Claro está que esas cosas ( para los demás totalmente inútiles) que se guardan, son distintas si el coleccionista de melancolías es una mina o un tipo.
Por ejemplo, cuando se convive con una mujer no nos tiene que hacer saltar la térmica descubrir que ella conserva cartas de amor de novios anteriores, y alguna foto del pelmazo que le dio el primer beso debajo de una palta, y el osito de peluche que le regaló, vaya uno a saber cuándo. Toda dama acostumbra cajonear las zapatillas de ballet clásico que usó cuando tenía siete años, y la cajita de música que le regaló un tío del campo para la primera comunión. También ellas son de preservar cosas del padre: una vieja máquina de escribir si fue periodista, un barómetro de barco si el papá era marino mercante, la filmadora a cuerda si le gustaba realizar cine casero o algo más chico como una pipa, un libro, o una herramienta de trabajo que siendo de hierro jamás se oxida. De la abuela custodian las copas talladas y las sábanas bordadas, el palo de amasar y el mortero para apisonar la albahaca, que tal vez conviertan en macetero. De los hijos se quedan con mechones de cabellos del bebé, y el primer dientecillo que se le cayó y dio cabida a la leyenda del ratón Pérez.
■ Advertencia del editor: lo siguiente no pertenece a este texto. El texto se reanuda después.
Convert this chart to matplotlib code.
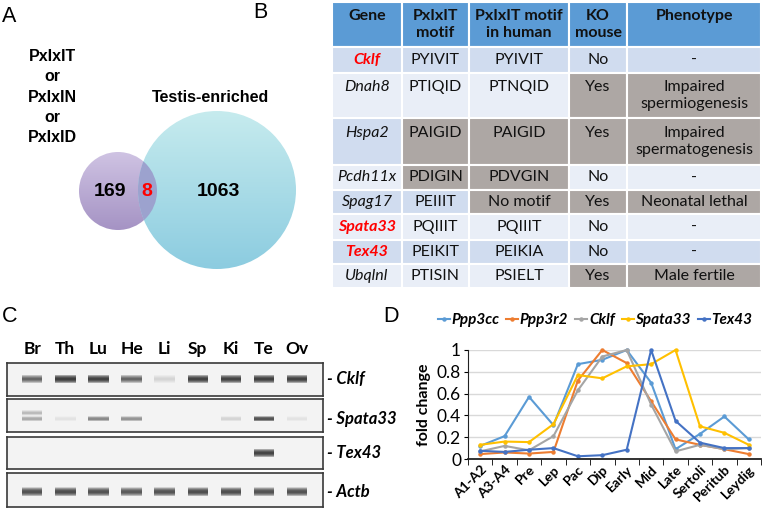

Los varones en cambio tendemos a quedarnos con una pelota de fútbol de la infancia, que por alguna razón no se desinfla, o un soldadito atónito que ignora, como su dueño, dónde fue a parar el ejército que lo acompañaba, y tal vez un boletín que denuncia lo mal que nos llevábamos con la profesora de matemáticas. Otros ocupan algún sector del placard o biblioteca con los discos de pasta de Sótano Beat, Leonardo Favio y Johnny Rivers.
Claro está que, guardar por guardar, también nos puede tocar cohabitar con gente rara. A saber: aquella que te trae al departamento un cacho de árbol petrificado de no sé qué bosque glaciar, o un retrato del bisabuelo bucanero que te mira desde el óleo como si le debieras plata, o un cartel indicador que se robó de la calle donde nació, y que te lo pone sobre la chimenea o la parrilla. Pero el más dramático es el caso del Dr. Katsusaburo Miyamoto, médico y naturalista japonés que amaba mucho a su esposa Carmelita Colombo, y cuando ésta falleció, embalsamó y conservó el cadáver en su casa de Rosario, para seguir viéndola todos los días. En fin, ¿será por todo esto que se dice que la felicidad no se vive, si no que sólo se recuerda?.